WHAT THIS TASK INVOLVES — Exact reproduction is required for the lines bounded by the one containing "Give me the" and the one containing "y_ticks = [0, 5, 10, 15, 20]", both bounds included. Print them without any pictures.
***** PROVIDED MATERIAL *****
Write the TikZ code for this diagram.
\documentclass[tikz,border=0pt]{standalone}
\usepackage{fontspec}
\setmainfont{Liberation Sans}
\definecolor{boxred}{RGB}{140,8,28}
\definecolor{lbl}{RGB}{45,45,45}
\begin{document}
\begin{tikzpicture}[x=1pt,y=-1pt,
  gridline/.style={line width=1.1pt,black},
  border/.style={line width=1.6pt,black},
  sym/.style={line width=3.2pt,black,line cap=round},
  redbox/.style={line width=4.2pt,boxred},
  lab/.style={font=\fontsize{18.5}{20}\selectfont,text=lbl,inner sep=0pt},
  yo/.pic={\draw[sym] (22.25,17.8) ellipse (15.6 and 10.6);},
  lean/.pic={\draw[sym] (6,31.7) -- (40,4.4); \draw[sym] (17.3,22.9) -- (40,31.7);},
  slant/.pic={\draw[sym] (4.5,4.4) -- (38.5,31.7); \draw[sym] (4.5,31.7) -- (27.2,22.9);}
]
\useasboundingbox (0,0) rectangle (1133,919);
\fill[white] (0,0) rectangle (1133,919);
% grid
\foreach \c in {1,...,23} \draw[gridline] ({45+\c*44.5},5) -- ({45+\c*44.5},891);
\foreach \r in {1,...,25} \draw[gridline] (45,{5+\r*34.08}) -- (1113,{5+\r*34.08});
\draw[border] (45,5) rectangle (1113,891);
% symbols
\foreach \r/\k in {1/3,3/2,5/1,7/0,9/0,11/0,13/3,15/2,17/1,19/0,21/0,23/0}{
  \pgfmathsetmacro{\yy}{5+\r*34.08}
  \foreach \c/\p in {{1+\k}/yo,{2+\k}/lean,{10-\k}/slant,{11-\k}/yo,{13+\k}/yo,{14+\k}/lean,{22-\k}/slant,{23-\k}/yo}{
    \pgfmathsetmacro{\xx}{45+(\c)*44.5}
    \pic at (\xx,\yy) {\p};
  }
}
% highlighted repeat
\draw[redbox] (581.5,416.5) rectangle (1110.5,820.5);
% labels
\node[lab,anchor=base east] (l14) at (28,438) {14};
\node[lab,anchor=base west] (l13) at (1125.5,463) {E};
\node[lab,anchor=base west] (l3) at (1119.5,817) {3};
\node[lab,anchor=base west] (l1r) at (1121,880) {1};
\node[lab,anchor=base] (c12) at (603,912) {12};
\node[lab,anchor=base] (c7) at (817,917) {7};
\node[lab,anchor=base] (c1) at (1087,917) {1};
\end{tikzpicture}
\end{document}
*****
***** PROVIDED MATERIAL *****
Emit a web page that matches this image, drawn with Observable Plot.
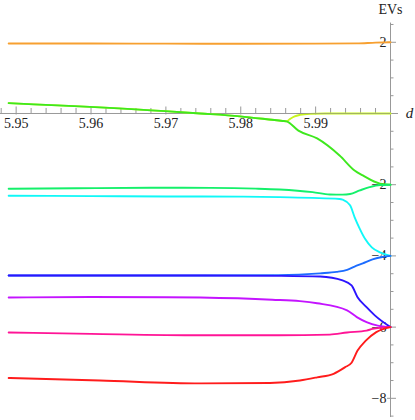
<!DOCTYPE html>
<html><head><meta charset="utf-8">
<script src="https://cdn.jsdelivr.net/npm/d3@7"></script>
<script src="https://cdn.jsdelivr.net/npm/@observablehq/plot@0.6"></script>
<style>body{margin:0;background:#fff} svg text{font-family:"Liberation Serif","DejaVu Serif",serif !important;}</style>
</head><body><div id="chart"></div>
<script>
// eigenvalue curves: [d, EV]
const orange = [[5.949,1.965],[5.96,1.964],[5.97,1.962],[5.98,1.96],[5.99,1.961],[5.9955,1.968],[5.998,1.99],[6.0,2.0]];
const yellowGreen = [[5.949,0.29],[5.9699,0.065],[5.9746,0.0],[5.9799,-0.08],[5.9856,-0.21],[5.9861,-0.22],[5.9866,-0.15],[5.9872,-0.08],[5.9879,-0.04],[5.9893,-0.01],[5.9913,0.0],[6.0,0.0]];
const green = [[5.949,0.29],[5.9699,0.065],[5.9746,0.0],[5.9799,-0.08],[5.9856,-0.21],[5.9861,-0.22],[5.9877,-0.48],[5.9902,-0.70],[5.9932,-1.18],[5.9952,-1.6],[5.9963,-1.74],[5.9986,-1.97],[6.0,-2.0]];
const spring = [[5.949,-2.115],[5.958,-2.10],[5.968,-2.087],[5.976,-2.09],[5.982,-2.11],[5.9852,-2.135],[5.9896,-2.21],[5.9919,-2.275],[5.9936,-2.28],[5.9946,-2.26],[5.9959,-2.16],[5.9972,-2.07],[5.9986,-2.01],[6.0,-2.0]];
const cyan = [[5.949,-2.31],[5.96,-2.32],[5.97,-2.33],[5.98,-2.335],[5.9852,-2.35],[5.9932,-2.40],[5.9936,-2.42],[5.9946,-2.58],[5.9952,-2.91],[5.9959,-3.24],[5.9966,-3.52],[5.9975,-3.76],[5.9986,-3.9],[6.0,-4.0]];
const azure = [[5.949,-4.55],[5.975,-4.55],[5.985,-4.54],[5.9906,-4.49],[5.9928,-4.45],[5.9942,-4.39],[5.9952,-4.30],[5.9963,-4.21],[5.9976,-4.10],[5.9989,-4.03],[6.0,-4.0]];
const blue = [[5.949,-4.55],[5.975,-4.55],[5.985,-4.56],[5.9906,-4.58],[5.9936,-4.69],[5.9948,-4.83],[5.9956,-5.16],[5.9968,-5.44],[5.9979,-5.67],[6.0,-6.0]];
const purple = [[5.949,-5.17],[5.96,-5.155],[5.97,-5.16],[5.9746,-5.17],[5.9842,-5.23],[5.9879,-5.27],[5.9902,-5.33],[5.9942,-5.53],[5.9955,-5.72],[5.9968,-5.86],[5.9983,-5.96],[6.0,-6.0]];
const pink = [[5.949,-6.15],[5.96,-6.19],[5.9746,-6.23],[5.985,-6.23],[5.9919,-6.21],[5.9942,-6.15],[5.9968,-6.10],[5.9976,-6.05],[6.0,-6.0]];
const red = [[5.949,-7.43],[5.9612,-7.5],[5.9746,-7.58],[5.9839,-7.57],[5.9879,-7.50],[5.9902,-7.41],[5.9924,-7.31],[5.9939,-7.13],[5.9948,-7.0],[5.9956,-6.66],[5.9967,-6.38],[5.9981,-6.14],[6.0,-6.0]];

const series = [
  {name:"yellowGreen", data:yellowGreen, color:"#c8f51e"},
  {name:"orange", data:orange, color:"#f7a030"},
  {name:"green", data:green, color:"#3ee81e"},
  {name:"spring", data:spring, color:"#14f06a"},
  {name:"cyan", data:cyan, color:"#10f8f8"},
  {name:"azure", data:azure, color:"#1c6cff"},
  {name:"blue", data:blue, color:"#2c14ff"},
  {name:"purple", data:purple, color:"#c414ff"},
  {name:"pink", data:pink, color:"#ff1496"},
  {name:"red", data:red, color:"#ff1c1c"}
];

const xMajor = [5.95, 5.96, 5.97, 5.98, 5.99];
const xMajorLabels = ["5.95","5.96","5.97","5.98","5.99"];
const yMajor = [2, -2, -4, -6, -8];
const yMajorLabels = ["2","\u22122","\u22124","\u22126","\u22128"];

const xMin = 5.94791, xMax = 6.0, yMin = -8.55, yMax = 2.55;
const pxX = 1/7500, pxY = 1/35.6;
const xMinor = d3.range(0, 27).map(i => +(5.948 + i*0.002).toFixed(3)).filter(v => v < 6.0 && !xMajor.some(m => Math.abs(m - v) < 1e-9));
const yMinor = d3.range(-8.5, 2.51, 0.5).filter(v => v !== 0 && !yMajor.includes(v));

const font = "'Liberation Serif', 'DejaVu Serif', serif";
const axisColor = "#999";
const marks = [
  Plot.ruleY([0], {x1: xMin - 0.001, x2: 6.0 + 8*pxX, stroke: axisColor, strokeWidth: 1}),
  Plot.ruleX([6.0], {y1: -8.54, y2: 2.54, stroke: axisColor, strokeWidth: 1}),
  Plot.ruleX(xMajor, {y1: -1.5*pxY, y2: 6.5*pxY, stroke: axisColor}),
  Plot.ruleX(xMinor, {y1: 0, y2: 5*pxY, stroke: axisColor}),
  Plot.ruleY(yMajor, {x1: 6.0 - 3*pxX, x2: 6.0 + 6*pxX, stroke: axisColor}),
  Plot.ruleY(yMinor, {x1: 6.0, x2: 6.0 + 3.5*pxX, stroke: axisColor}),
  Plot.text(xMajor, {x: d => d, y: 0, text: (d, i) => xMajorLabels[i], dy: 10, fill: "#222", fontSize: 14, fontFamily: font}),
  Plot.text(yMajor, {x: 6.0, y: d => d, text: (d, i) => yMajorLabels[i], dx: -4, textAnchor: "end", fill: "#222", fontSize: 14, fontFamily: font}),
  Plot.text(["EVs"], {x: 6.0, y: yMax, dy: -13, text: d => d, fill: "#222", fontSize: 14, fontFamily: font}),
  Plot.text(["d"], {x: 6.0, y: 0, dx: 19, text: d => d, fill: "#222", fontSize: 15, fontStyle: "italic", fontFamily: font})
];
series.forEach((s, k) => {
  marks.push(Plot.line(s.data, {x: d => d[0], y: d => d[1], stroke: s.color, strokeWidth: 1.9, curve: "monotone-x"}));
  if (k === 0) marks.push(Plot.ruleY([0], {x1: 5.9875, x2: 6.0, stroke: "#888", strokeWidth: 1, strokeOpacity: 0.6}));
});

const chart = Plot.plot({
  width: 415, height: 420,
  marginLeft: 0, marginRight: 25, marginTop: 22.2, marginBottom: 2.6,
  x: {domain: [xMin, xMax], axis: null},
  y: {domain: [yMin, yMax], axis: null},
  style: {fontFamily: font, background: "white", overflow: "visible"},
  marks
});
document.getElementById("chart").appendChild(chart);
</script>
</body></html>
*****
***** PROVIDED MATERIAL *****
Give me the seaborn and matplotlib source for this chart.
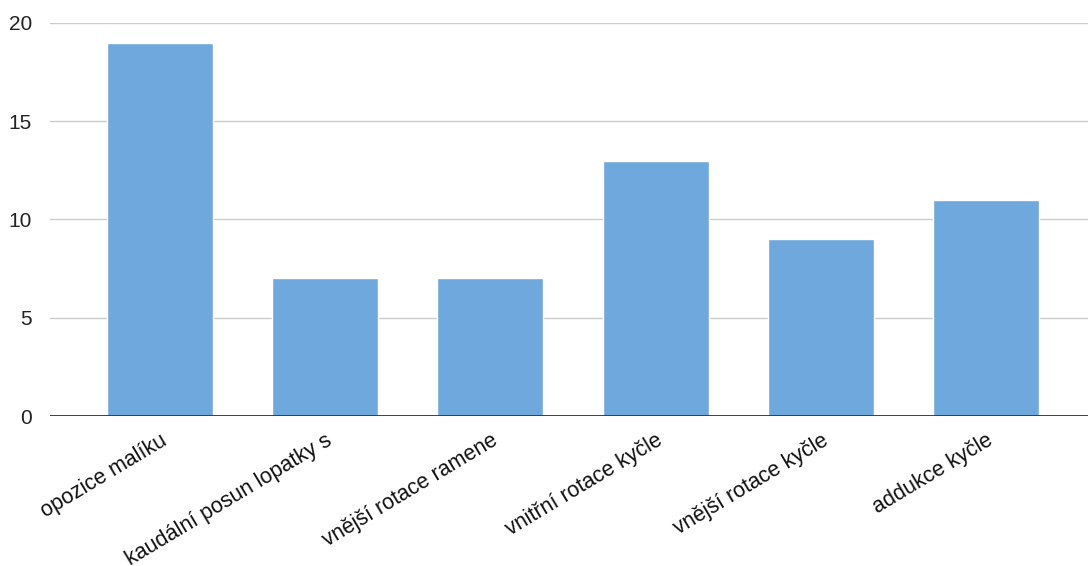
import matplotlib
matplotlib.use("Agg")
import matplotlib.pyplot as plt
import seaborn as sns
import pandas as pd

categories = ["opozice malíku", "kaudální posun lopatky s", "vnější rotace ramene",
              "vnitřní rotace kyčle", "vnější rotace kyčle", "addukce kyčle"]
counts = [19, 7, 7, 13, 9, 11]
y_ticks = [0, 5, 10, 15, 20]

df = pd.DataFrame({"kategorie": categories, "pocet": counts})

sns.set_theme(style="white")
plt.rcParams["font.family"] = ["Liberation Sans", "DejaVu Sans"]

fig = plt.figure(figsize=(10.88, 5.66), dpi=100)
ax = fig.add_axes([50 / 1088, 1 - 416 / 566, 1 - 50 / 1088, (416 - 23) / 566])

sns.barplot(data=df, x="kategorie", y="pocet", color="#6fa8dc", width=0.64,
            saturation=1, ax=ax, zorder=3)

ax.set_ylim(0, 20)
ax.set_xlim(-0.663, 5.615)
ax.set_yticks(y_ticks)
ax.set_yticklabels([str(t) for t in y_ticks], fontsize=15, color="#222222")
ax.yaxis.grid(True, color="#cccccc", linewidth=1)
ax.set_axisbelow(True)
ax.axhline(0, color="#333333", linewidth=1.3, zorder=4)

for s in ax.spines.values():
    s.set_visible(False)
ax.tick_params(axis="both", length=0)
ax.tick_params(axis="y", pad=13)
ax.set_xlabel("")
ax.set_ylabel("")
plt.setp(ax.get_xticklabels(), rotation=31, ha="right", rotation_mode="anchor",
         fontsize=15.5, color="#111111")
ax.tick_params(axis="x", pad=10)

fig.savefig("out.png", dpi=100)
*****
REPLY —
Give me the seaborn and matplotlib source for this chart.
import matplotlib
matplotlib.use("Agg")
import matplotlib.pyplot as plt
import seaborn as sns
import pandas as pd

categories = ["opozice malíku", "kaudální posun lopatky s", "vnější rotace ramene",
              "vnitřní rotace kyčle", "vnější rotace kyčle", "addukce kyčle"]
counts = [19, 7, 7, 13, 9, 11]
y_ticks = [0, 5, 10, 15, 20]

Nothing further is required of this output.